Before anything happens on our expedition, one has to actually get one’s body to the site– and this journey is often an adventure in itself. Michael will be following me a day later in Golok while I organize, coordinate and socialize a bit with old friends.
Jammed into a 4×4 in the early morning, when senses and moods are muddled, you wait to see who is along for the journey. All is well as my companions are all from Golok and in good spirits, returning home after the May celebration in Xining. Depending on road conditions, ‘driver conditions’, and the errant fates, our journey should take between 8-12 hours.
Driving south one enters a world of desiccated turf, scrub and mountains. Giant expanses that defy the imagination with their breadth and space. Entire voids of colour open up. Hills that look to have been gently rubbed into soft lines roll off into the horizon. Brick and mortar winter homes (a fairly new introduction for the nomads) sit like lonely square blocks. Some of the dwellings are still inhabited while others look forlorn and long forgotten.
A hodgepodge of scenes unfold as cultures, new and old and urban and rural mash together along the colourful roadsides. Mosques and white skullcaps are brilliant under the sun, Tibetan nomads in their long indestructible chupas (full length woollen coats), herds of hyperactive goats wander at will across the highway and all around us the hills give way to more hills.
One consistency throughout the journey, and one that gives me comfort is the distant snow line of mountains on every horizon. It beckons and somehow in my mind at least I view them as guardians, ushering us deeper into their protective folds.

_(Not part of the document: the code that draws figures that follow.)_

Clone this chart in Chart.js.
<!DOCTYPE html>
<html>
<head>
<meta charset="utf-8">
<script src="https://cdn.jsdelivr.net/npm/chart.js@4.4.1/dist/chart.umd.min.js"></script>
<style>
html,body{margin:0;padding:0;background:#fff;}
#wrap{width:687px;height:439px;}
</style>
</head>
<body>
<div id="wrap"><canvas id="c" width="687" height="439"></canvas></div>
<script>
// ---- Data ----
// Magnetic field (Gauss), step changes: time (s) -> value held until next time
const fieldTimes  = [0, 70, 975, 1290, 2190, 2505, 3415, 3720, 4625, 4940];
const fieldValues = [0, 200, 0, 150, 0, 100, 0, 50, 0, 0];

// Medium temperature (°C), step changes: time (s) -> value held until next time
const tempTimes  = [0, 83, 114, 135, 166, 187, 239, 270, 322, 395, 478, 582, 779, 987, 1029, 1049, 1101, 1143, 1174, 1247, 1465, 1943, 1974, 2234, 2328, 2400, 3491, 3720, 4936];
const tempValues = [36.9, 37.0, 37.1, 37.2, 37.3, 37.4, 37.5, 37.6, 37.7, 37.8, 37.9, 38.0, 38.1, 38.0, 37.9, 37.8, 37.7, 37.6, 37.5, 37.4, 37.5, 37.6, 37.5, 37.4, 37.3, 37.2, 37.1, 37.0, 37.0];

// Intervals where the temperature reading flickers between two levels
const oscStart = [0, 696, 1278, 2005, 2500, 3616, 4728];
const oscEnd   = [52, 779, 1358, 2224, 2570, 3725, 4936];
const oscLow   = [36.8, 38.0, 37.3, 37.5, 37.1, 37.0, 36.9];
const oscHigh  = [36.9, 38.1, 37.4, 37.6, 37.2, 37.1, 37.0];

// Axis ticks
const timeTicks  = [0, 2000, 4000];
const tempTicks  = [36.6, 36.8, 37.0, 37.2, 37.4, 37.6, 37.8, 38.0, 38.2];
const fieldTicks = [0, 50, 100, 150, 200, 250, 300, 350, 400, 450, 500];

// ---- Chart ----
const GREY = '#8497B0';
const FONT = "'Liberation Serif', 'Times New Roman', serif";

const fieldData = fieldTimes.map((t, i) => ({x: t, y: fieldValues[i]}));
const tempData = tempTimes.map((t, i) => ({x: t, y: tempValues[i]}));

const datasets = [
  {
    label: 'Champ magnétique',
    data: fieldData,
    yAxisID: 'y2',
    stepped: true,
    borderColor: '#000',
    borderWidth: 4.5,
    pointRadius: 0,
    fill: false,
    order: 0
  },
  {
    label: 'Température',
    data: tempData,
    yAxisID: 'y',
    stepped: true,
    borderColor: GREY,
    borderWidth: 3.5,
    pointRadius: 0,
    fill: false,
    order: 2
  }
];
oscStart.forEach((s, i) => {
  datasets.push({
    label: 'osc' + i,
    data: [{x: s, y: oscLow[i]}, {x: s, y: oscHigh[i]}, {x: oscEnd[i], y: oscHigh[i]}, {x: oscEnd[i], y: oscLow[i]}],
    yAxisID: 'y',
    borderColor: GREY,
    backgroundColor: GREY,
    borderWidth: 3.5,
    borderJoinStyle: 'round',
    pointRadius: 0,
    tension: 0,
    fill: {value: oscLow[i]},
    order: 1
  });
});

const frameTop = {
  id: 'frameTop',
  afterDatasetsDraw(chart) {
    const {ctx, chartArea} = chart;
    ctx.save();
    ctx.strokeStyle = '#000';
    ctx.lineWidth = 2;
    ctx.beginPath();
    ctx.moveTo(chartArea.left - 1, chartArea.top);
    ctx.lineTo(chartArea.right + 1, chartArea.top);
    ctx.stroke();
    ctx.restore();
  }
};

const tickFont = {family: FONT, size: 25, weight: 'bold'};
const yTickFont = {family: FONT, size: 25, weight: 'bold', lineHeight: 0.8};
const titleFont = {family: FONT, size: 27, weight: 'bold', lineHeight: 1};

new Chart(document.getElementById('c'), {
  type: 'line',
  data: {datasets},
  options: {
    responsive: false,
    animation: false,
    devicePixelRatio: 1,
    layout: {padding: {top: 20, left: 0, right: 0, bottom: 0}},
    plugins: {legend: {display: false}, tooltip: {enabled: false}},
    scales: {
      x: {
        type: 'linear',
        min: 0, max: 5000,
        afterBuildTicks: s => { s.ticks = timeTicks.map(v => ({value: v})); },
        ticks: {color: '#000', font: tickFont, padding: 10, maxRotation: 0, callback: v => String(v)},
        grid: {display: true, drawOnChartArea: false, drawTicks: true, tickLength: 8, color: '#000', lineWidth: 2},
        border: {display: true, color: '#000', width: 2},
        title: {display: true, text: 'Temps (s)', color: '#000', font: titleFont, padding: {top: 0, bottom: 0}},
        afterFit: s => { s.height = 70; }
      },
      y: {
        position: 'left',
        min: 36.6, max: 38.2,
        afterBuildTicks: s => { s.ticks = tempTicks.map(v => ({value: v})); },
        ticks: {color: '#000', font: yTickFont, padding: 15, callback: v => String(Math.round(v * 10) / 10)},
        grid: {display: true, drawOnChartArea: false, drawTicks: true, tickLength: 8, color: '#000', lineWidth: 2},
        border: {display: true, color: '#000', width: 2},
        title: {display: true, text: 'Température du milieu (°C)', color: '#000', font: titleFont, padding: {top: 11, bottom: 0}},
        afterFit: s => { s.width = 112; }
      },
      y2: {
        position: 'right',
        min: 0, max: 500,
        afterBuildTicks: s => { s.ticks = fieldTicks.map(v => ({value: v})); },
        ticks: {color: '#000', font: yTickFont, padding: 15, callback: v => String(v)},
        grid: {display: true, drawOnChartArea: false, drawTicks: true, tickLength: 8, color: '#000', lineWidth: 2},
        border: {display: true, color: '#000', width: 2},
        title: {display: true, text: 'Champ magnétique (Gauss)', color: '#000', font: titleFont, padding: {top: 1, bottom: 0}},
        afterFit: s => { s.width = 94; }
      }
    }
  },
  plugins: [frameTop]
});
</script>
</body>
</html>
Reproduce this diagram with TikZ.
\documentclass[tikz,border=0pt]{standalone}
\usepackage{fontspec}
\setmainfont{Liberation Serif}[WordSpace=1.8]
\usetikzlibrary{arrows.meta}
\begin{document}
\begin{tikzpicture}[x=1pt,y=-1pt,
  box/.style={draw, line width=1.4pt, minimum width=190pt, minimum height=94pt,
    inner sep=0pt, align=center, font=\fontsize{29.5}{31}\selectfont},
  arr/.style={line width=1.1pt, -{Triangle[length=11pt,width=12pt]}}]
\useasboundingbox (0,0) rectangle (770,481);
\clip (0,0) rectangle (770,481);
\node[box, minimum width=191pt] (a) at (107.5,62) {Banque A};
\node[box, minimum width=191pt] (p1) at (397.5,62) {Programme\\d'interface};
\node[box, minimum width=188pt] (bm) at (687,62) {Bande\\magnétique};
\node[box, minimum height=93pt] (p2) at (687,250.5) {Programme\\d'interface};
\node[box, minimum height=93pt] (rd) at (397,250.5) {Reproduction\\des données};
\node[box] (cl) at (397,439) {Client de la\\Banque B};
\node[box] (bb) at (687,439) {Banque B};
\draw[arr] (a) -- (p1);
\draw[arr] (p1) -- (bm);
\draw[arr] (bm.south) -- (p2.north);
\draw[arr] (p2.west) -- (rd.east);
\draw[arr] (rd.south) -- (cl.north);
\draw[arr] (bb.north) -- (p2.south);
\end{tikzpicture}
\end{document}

Sandstorms whip up errant objects and pitch them kilometres away randomly, and erase landscapes at will. Nomadic families trudge across the massive spaces caring for their herds of yak, which appear as black specs. Eventually the open expanses become climbs as we ascend higher in the mountains and the road bends and curves on a series of switchbacks, presenting new vistas every minute.
It is caterpillar fungus (en.wikipedia.org/wiki/Caterpillar_fungus) season, one of the few dependable sources of income for the Tibetan nomads and they can be seen climbing higher into distant ranges to collect these precious nuggets.
A mainstay within the Chinese menu of medicines, I’ve always been surprised at how few Tibetans actually use these natural stimulants.
Just as suddenly as the brat sun appears, it is suddenly blocked as a cold grey front moves in and turns the warm tones to cold in minutes. It is as though the sun’s allotted time has passed and now the other elements may have their say. It is now that the landscape starts to feel truly isolated. It seems too, that life has suddenly disappeared.
Finally reaching Golok in a gloomy dusk, the journey – this portion at least – is finished. Snow high in the mountains peak out through the purple-grey air as though in welcome. Upon arriving locals tell me very quickly that the regions we propose to trek haven’t yet warmed and snow and winds will be harsh.
My hosts, old friends, hustle me in for an entirely local meal: boiled yak meat, steamed yak dumplings (moms) and for desert a specialty of this region, fresh tongue-curdling yoghurt with sugar and ‘Drolma’, a root that is also a medicine for excess heat and sore throats.
Sleep comes amid shrieking mountain winds funnelling their way down through the valleys. Mountain winds have their own very special welcoming.